So many of us lost our entire world beginning in March 2020. Whether it was through the physical loss of human beings in our lives, or the perceived loss of our entire identity when we were cut off from what we’d come to know as “normal.” For some of us, it meant a reunion with our true selves, a beautiful awakening to the person we hid away many, many years ago so they couldn’t be wounded by the world anymore. For others, it left them vulnerable to the full embrace of the darkness that had been threatening to engulf them.
On their recent album, Forlorn, that came out on September 24th via Burning World Records — order it here — The Answer Lies In The Black Void took inspiration from union; ironically recorded at a time when every message we were getting was about staying separate. They describe the record as being about “the sacred union of the divine feminine and masculine, the light and the dark, the shadows that hide within and the trials of love, lust, and loss.”
And when I watch the brilliant film for their track “Moult,” directed by Shreveport, Louisiana-based Tré Wilson, I see a union of adult and inner child, a union of disparate perspectives. A union of expansive folk-tinged industrial doom and living with the suffocation of psychological doom. The union of two burning churches; one symbolizing racial terrorism devised to emotionally imprison, and the other blasphemous freedom from religious captivity.

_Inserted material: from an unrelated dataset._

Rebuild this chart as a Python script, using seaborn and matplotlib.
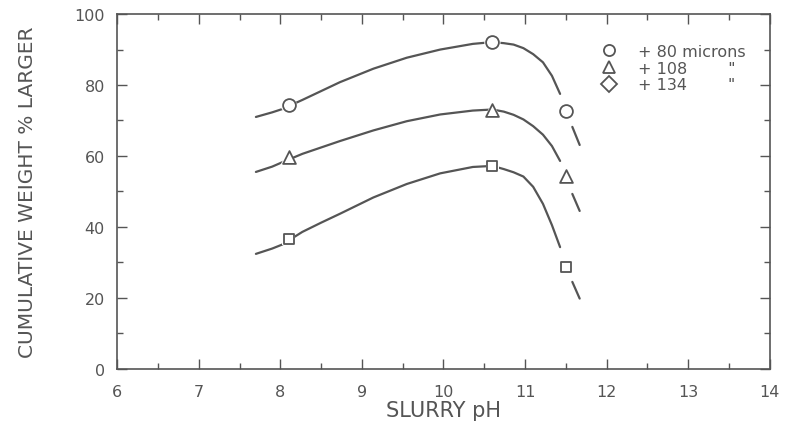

I’ve watched this video several times now and I’ve realized it can be better felt than described. What I feel is a weight on my chest that threatens to stop my lungs from breathing. A heat on my skin that’s searing my flesh. With the soundtrack of “Moult,” and the way the band masters a balance of delicate melody, piercing percussion, and a wall of riffs, this is an audiovisual experience that’s now burned into my mind. We’re honored to share The Answer Lies In The Black Void’s new video for “Moult” below, a Tré Wilson film.
As an artist I am drawn to work that explores the lives of those who are not often seen nor truthfully heard in media, and Jason gave me an amazing opportunity to explore that and the inner lives of those with depression in “Moult.”